• Recorded data:
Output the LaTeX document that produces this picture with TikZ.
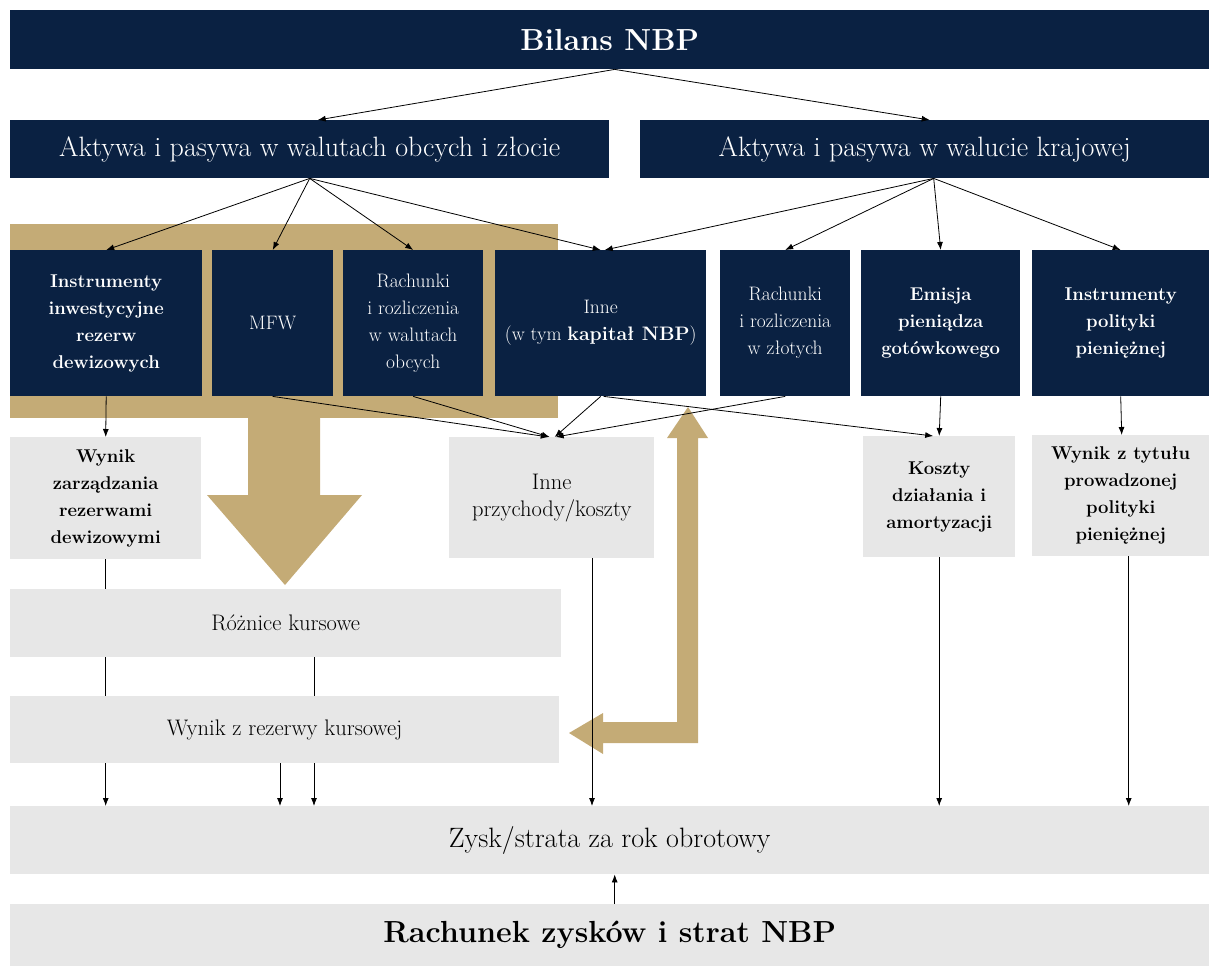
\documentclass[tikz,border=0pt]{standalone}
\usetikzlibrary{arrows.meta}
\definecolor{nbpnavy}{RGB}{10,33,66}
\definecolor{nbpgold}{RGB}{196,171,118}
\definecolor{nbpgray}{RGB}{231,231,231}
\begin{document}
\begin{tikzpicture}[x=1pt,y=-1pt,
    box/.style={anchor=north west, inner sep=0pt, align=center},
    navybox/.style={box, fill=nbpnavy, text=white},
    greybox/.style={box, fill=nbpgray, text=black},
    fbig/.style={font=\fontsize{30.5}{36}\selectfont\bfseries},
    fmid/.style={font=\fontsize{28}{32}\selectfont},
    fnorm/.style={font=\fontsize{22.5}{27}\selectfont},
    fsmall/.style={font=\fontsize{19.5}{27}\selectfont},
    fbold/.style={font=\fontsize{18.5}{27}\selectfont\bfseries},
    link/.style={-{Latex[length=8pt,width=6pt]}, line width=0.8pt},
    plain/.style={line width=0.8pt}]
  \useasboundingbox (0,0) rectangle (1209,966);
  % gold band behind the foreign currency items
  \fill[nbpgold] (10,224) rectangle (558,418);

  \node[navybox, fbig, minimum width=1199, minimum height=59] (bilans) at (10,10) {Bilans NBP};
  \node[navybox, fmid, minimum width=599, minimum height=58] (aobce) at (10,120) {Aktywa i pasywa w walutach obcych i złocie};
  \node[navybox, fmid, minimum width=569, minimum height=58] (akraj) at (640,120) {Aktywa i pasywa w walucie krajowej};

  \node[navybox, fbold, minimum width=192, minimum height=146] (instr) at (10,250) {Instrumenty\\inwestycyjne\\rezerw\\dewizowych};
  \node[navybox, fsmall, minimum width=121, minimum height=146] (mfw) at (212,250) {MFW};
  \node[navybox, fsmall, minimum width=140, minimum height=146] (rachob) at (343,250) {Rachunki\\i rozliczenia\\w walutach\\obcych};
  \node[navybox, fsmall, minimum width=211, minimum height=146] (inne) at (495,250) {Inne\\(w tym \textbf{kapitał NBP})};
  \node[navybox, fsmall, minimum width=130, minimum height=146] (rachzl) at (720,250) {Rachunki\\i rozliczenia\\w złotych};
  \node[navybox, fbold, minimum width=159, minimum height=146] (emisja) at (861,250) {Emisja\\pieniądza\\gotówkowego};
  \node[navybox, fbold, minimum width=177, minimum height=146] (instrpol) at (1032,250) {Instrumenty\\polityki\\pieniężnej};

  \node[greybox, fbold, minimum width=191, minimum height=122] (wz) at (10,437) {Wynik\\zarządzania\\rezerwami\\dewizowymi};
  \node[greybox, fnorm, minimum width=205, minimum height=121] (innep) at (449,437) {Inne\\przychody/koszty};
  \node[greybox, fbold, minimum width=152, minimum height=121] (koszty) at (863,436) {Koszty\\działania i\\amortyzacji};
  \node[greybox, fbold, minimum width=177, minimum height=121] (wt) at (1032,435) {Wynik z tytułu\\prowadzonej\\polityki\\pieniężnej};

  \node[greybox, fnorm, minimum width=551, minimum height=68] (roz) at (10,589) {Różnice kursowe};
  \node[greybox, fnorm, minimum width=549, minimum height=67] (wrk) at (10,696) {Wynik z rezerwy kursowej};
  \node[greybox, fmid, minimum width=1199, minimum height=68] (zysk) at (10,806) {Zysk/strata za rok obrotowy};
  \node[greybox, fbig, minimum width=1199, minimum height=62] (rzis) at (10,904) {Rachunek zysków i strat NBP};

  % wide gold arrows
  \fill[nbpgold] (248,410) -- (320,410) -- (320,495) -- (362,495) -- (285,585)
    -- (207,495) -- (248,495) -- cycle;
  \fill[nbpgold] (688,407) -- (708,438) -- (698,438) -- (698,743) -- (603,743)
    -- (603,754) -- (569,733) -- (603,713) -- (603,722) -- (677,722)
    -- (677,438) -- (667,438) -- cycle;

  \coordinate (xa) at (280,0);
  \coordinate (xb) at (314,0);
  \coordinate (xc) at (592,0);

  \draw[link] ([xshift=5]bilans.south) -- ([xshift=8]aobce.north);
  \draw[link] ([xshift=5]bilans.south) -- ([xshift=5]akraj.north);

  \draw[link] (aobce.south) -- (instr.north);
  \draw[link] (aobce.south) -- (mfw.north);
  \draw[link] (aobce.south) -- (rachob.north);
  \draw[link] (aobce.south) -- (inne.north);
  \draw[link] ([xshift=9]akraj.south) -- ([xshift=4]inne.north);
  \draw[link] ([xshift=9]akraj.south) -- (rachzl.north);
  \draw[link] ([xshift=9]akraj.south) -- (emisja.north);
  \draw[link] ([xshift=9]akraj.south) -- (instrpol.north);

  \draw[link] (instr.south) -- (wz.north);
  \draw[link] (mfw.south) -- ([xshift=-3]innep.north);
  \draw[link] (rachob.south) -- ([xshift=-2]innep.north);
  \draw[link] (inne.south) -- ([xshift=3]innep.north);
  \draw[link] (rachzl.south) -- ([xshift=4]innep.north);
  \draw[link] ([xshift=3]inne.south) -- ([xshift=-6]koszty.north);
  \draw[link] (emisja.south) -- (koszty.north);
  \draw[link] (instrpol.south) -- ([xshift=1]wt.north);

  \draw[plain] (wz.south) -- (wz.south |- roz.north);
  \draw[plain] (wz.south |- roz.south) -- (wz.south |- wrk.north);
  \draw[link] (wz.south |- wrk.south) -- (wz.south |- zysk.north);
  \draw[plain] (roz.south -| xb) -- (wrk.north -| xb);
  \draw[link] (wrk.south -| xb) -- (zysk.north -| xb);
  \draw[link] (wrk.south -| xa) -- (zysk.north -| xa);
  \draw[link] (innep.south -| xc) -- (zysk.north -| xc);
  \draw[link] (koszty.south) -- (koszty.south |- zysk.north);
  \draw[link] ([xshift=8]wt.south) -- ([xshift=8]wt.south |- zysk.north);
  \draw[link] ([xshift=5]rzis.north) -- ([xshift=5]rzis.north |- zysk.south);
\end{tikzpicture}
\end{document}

• Exercise aim: Return only the lines from the start of the data through the line that contains "minimum width=569, minimum", please, copying them exactly and omitting all pictures.

• Response to this task:
Output the LaTeX document that produces this picture with TikZ.
\documentclass[tikz,border=0pt]{standalone}
\usetikzlibrary{arrows.meta}
\definecolor{nbpnavy}{RGB}{10,33,66}
\definecolor{nbpgold}{RGB}{196,171,118}
\definecolor{nbpgray}{RGB}{231,231,231}
\begin{document}
\begin{tikzpicture}[x=1pt,y=-1pt,
    box/.style={anchor=north west, inner sep=0pt, align=center},
    navybox/.style={box, fill=nbpnavy, text=white},
    greybox/.style={box, fill=nbpgray, text=black},
    fbig/.style={font=\fontsize{30.5}{36}\selectfont\bfseries},
    fmid/.style={font=\fontsize{28}{32}\selectfont},
    fnorm/.style={font=\fontsize{22.5}{27}\selectfont},
    fsmall/.style={font=\fontsize{19.5}{27}\selectfont},
    fbold/.style={font=\fontsize{18.5}{27}\selectfont\bfseries},
    link/.style={-{Latex[length=8pt,width=6pt]}, line width=0.8pt},
    plain/.style={line width=0.8pt}]
  \useasboundingbox (0,0) rectangle (1209,966);
  % gold band behind the foreign currency items
  \fill[nbpgold] (10,224) rectangle (558,418);

  \node[navybox, fbig, minimum width=1199, minimum height=59] (bilans) at (10,10) {Bilans NBP};
  \node[navybox, fmid, minimum width=599, minimum height=58] (aobce) at (10,120) {Aktywa i pasywa w walutach obcych i złocie};
  \node[navybox, fmid, minimum width=569, minimum height=58] (akraj) at (640,120) {Aktywa i pasywa w walucie krajowej};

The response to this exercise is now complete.